Minimal Script: See handler.py under Files for a minimal script.
Demo UI: our Huggingface Space above or this Huggingface Space from DeepGHS.
pip + direct weights: TBD (planned for v1.0).

Also , this Tagger can be used via the imgutils tool.

Training notes (short version)

Source: Danbooru (IDs 1–8,600,750; snapshot 2025-01)
Tag set: ~13,461 tags (≥600 occurrences); grouped as general/character/copyright
Filtering: remove images with <10 general tags (WD v3 heuristic)
Setup: EVA02 encoder frozen; classification head continued training
Input: 448×448; standard Danbooru tag normalization
Augment: MixUp in embedding space (α=200)
Optim: Adam 1e-5, cycle schedule; batch 2048; full precision
Compute: ~1 day on 1× 8×H100 node
(Explored full-backbone training; deferred—head-only was more stable and faster for data iteration.)

Evaluation (what to expect)

Metric style: Fixed thresholds (above). Reported as micro-averaged unless noted.

All-tags (13k) micro-F1: ~0.60 (recall-leaning)
Character subset (4k) micro-F1: 0.865 @ t_char=0.75
Reference: WD v3 SwinV2 character F1 ≈ 0.608 (same protocol)
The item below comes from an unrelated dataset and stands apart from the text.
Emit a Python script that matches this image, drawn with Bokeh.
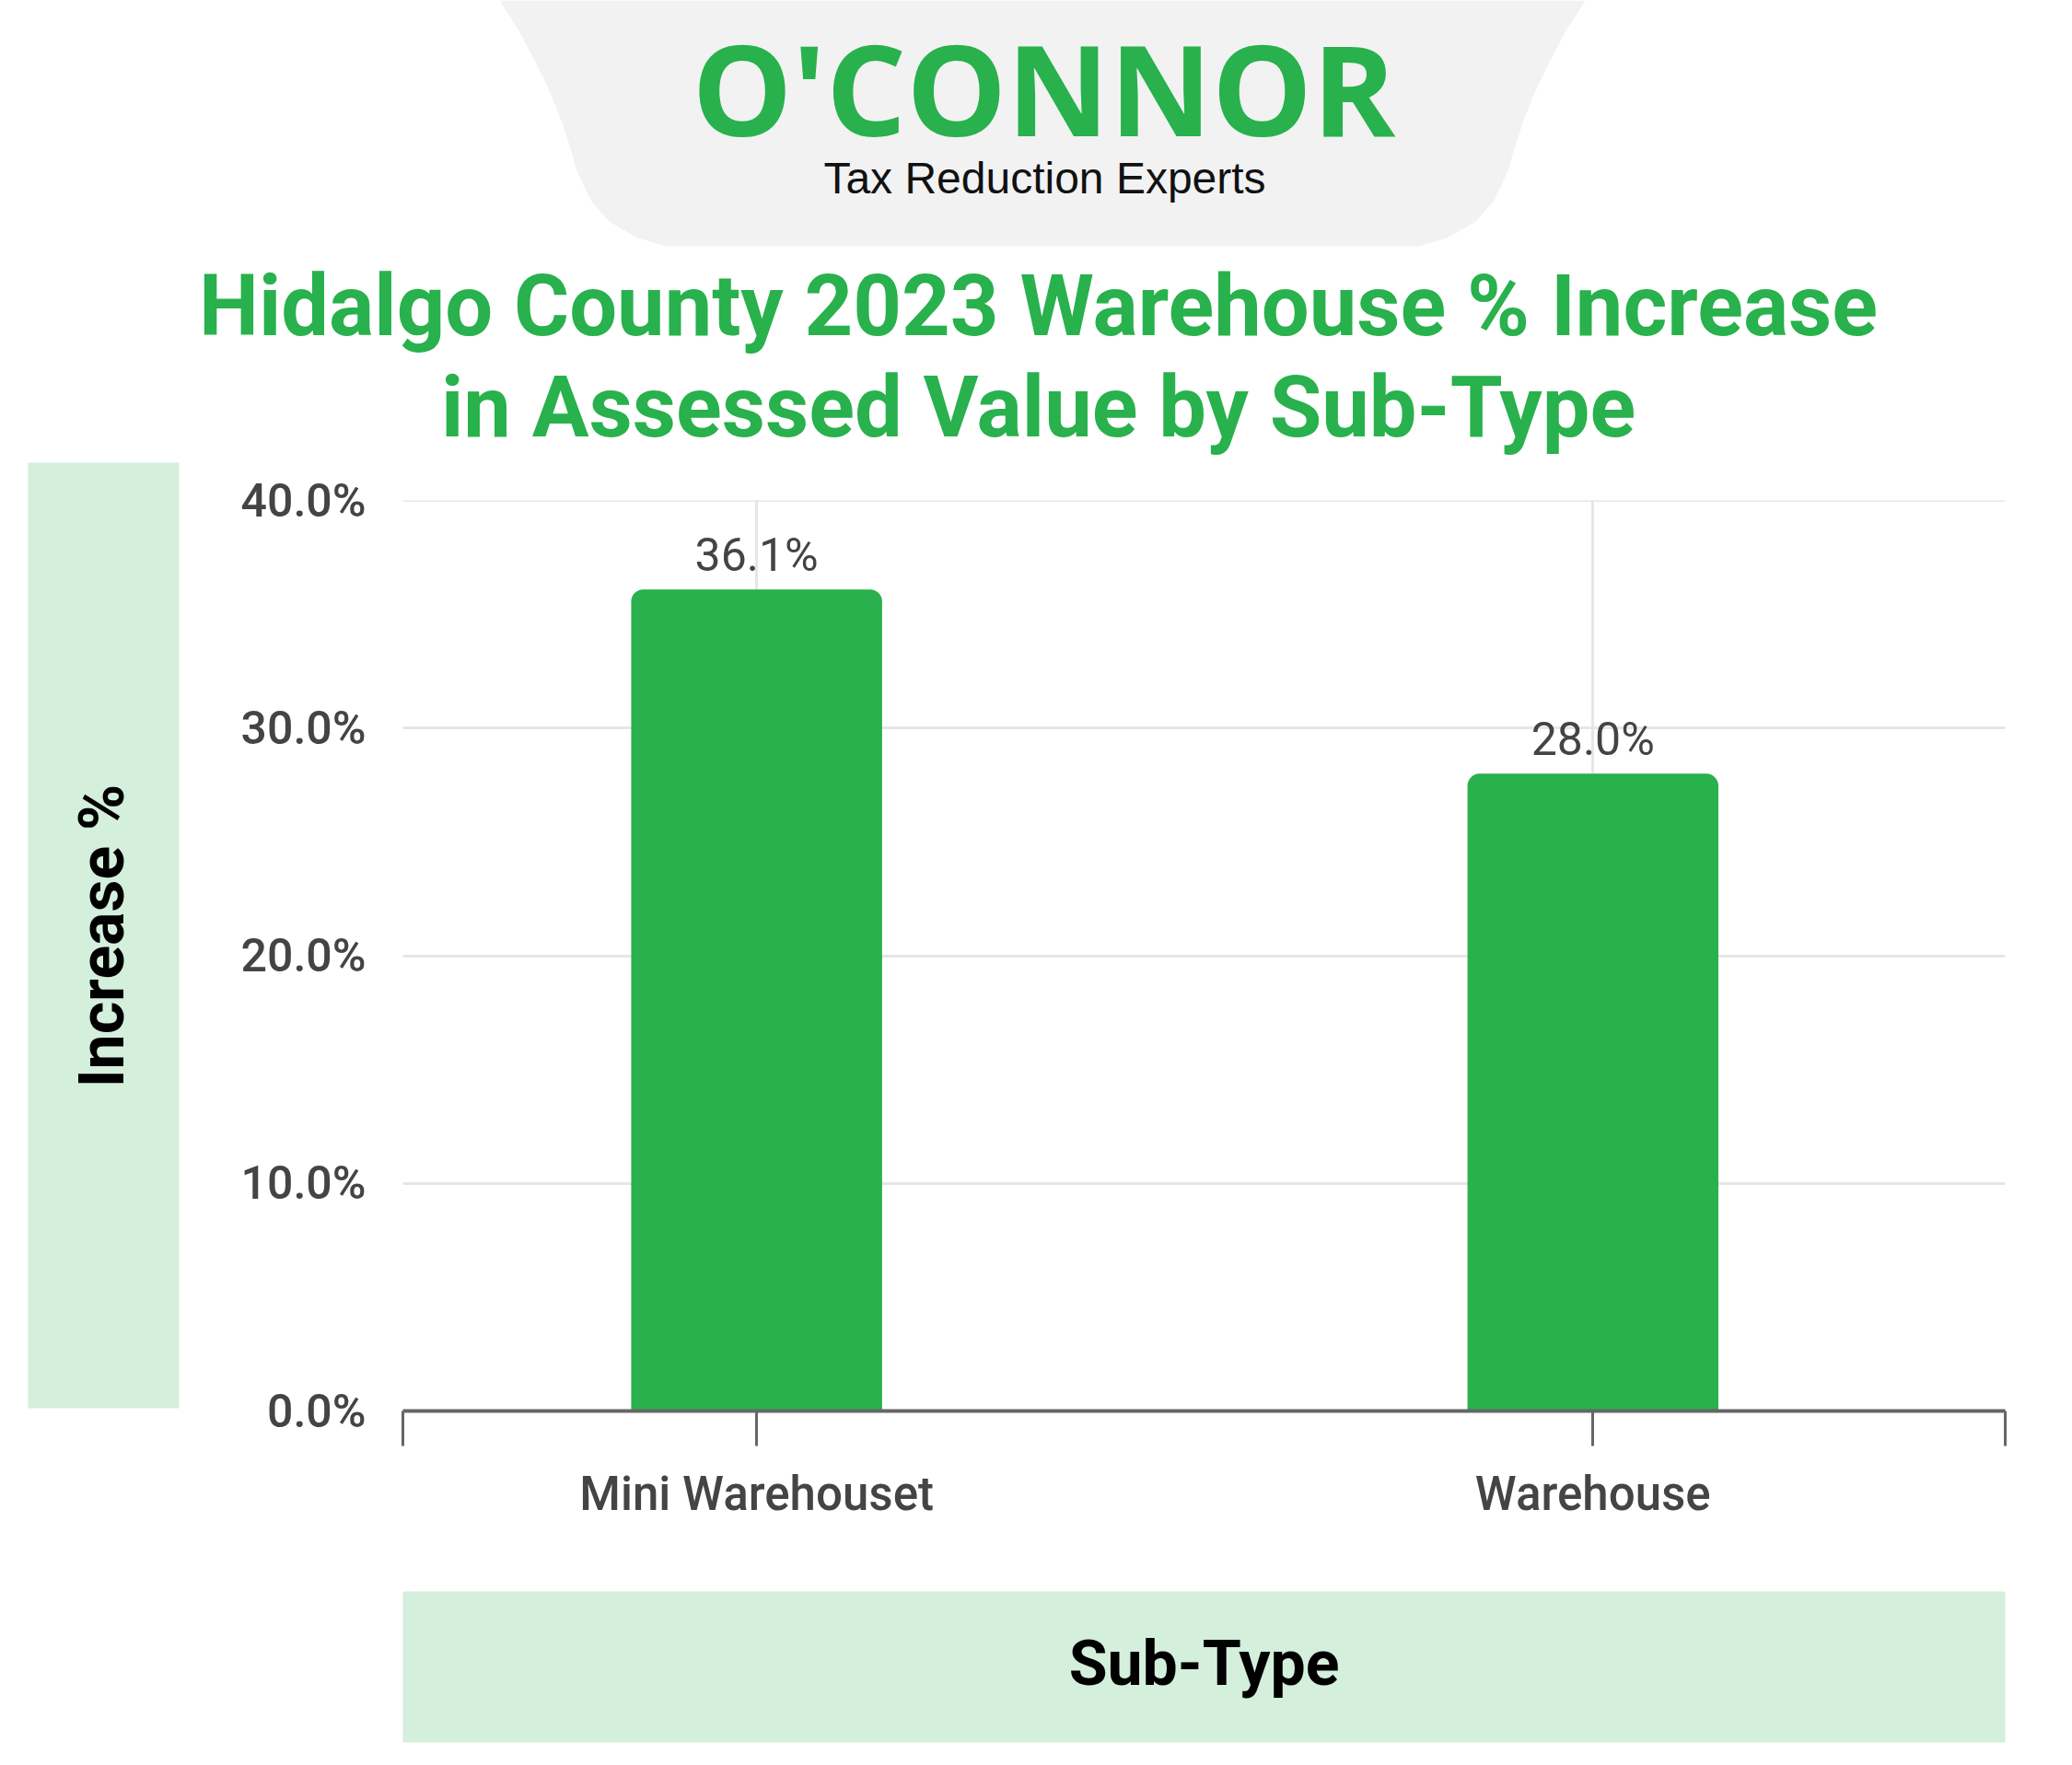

Internal “accuracy/coverage” snapshot

Model	Coverage-F1	Accuracy-F1	Acc-Recall	Acc-Precision	Cov-Precision	Cov-Recall
PixAI v0.9	0.4910	0.4403	0.6654	0.3634	0.4350	0.6547
WD-v3-EVA02	0.4155	0.4608	0.4465	0.5248	0.4580	0.4083
WD-v3-SwinV2	0.3349	0.3909	0.3603	0.4821	0.3906	0.3171
Camie-70k	0.4877	0.4800	0.5743	0.4123	0.4288	0.5930

Notes • Character uses t≈0.75; coverage often uses t≈0.10. • Keep micro vs macro consistent when updating numbers.

Note: Plots show internal candidate versions (v2.x). Current release is equivalent to pixai-tagger-v0.9 (ex-v2.4.1). Follow-up version is in progress.

Quick comparisons

A fast feel for where v0.9 sits. Numbers are from our protocol and may differ from others’.

Topic	PixAI Tagger v0.9	WD v3 (EVA02 / SwinV2)	What it means in practice
Data snapshot	Danbooru to 2025-01	Danbooru to 2024-02	Better coverage of newer IPs
Tag vocabulary	~13.5k tags	~10.8k tags	More labels to catch long-tail
Character F1	≈0.865 (@ 0.75 threshold)	~0.61 (SwinV2 ref)	Stronger character recognition
Default posture	Recall-leaning (tune down for precision)	Often more balanced	Good for search/curation; more false positives; set your own thresholds
Model size	~1.27 GB checkpoint	Similar ballpark	Easy to host; endpoint-friendly
Training strategy	Head-only; encoder frozen (EVA02)	Depends on release	Faster iteration on data updates

Intended use

You can:

Auto-tag anime images with Danbooru-style tags
Build tag-search indices
Assist caption generation (merge tags with NL captions)
Feed tags into text-to-image pipelines (alone or alongside text)

Please don’t rely on it for:

Legal/safety moderation or age verification
Non-anime imagery (performance will drop)
Fine-grained counting/attributes without human review

Limitations & risks

NSFW & sensitive tags. The dataset contains them; outputs may too.
Recall vs precision. Low thresholds increase false positives.
Hallucinations. Number-sensitive or visually similar tags can be mispredicted.
Representation bias. Mirrors Danbooru’s styles, tropes, and demographics.
IP/character names. Can be wrong or incomplete; use allow/deny lists and co-occurrence rules.

Tuning tips

Set different thresholds for general vs character tags.
Consider allow/deny lists for your domain.
Add simple co-occurrence rules to suppress contradictions.

Authors / Contributors

Linso — primary contributor (training, data processing)
narugo1992 — contributions
AngelBottomless (PixAI) — contributions
trojblue (PixAI) — contributions
The rest of the PixAI team — further development support and testing

We also appreciate the broader anime image generation community. Several ideas, discussions, and experiments from outside PixAI helped shape this release.

Maintenance

We plan future releases with updated snapshots.
v1.0 will include updated tags + packaging improvements.
Changelog will live in the repo.

Other

There is an ONNX version of this Tagger provided by DeepGHS, thanks!